• **Given material**
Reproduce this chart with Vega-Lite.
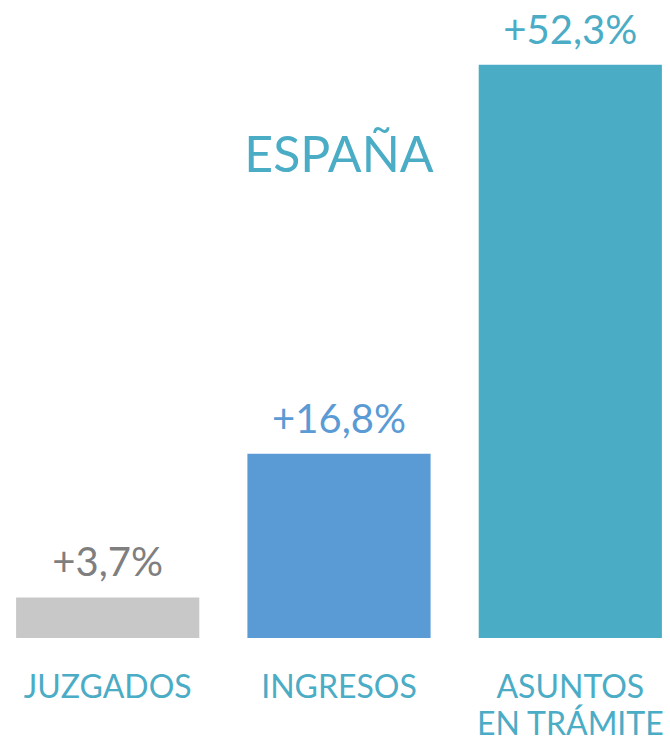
{
  "$schema": "https://vega.github.io/schema/vega-lite/v6.json",
  "width": 670,
  "height": 638,
  "padding": {"top": 0, "left": 0, "right": 0, "bottom": 99},
  "autosize": {"type": "none"},
  "background": "white",
  "config": {"view": {"stroke": null}, "font": "Lato"},
  "title": {
    "text": "ESPAÑA",
    "orient": "top",
    "anchor": "middle",
    "frame": "group",
    "offset": -222,
    "baseline": "alphabetic",
    "dx": 4,
    "fontSize": 50,
    "fontWeight": "normal",
    "color": "#4bacc6",
    "font": "Lato"
  },
  "data": {
    "values": [
      {"cat": "JUZGADOS", "value": 3.7, "label": "+3,7%"},
      {"cat": "INGRESOS", "value": 16.8, "label": "+16,8%"},
      {"cat": "ASUNTOS EN TRÁMITE", "value": 52.3, "label": "+52,3%"}
    ]
  },
  "encoding": {
    "x": {
      "field": "cat",
      "type": "nominal",
      "sort": null,
      "scale": {"range": [8, 670], "paddingInner": 0.208, "paddingOuter": 0.035},
      "axis": {
        "title": null,
        "domain": false,
        "ticks": false,
        "labelAngle": 0,
        "labelFontSize": 32,
        "labelFont": "Lato",
        "labelColor": "#4bacc6",
        "labelBaseline": "alphabetic",
        "labelPadding": 59,
        "labelLineHeight": 37,
        "labelLimit": 0,
        "labelExpr": "datum.value == 'ASUNTOS EN TRÁMITE' ? ['ASUNTOS', 'EN TRÁMITE'] : datum.value"
      }
    },
    "y": {
      "field": "value",
      "type": "quantitative",
      "scale": {"domain": [0, 58.2], "nice": false},
      "axis": null
    }
  },
  "layer": [
    {
      "mark": {"type": "bar"},
      "encoding": {
        "color": {
          "field": "cat",
          "type": "nominal",
          "scale": {"domain": ["JUZGADOS", "INGRESOS", "ASUNTOS EN TRÁMITE"], "range": ["#c8c8c8", "#5b9bd5", "#4bacc6"]},
          "legend": null
        }
      }
    },
    {
      "mark": {"type": "text", "baseline": "alphabetic", "dy": -21, "fontSize": 40, "font": "Lato"},
      "encoding": {
        "text": {"field": "label"},
        "color": {
          "field": "cat",
          "type": "nominal",
          "scale": {"domain": ["JUZGADOS", "INGRESOS", "ASUNTOS EN TRÁMITE"], "range": ["#7f7f7f", "#5b9bd5", "#4bacc6"]},
          "legend": null
        }
      }
    }
  ],
  "resolve": {"scale": {"color": "independent"}}
}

• **Given request**
Print each line of the material above exactly, with the pictures removed from your copy.

• **Final result**
Reproduce this chart with Vega-Lite.
{
  "$schema": "https://vega.github.io/schema/vega-lite/v6.json",
  "width": 670,
  "height": 638,
  "padding": {"top": 0, "left": 0, "right": 0, "bottom": 99},
  "autosize": {"type": "none"},
  "background": "white",
  "config": {"view": {"stroke": null}, "font": "Lato"},
  "title": {
    "text": "ESPAÑA",
    "orient": "top",
    "anchor": "middle",
    "frame": "group",
    "offset": -222,
    "baseline": "alphabetic",
    "dx": 4,
    "fontSize": 50,
    "fontWeight": "normal",
    "color": "#4bacc6",
    "font": "Lato"
  },
  "data": {
    "values": [
      {"cat": "JUZGADOS", "value": 3.7, "label": "+3,7%"},
      {"cat": "INGRESOS", "value": 16.8, "label": "+16,8%"},
      {"cat": "ASUNTOS EN TRÁMITE", "value": 52.3, "label": "+52,3%"}
    ]
  },
  "encoding": {
    "x": {
      "field": "cat",
      "type": "nominal",
      "sort": null,
      "scale": {"range": [8, 670], "paddingInner": 0.208, "paddingOuter": 0.035},
      "axis": {
        "title": null,
        "domain": false,
        "ticks": false,
        "labelAngle": 0,
        "labelFontSize": 32,
        "labelFont": "Lato",
        "labelColor": "#4bacc6",
        "labelBaseline": "alphabetic",
        "labelPadding": 59,
        "labelLineHeight": 37,
        "labelLimit": 0,
        "labelExpr": "datum.value == 'ASUNTOS EN TRÁMITE' ? ['ASUNTOS', 'EN TRÁMITE'] : datum.value"
      }
    },
    "y": {
      "field": "value",
      "type": "quantitative",
      "scale": {"domain": [0, 58.2], "nice": false},
      "axis": null
    }
  },
  "layer": [
    {
      "mark": {"type": "bar"},
      "encoding": {
        "color": {
          "field": "cat",
          "type": "nominal",
          "scale": {"domain": ["JUZGADOS", "INGRESOS", "ASUNTOS EN TRÁMITE"], "range": ["#c8c8c8", "#5b9bd5", "#4bacc6"]},
          "legend": null
        }
      }
    },
    {
      "mark": {"type": "text", "baseline": "alphabetic", "dy": -21, "fontSize": 40, "font": "Lato"},
      "encoding": {
        "text": {"field": "label"},
        "color": {
          "field": "cat",
          "type": "nominal",
          "scale": {"domain": ["JUZGADOS", "INGRESOS", "ASUNTOS EN TRÁMITE"], "range": ["#7f7f7f", "#5b9bd5", "#4bacc6"]},
          "legend": null
        }
      }
    }
  ],
  "resolve": {"scale": {"color": "independent"}}
}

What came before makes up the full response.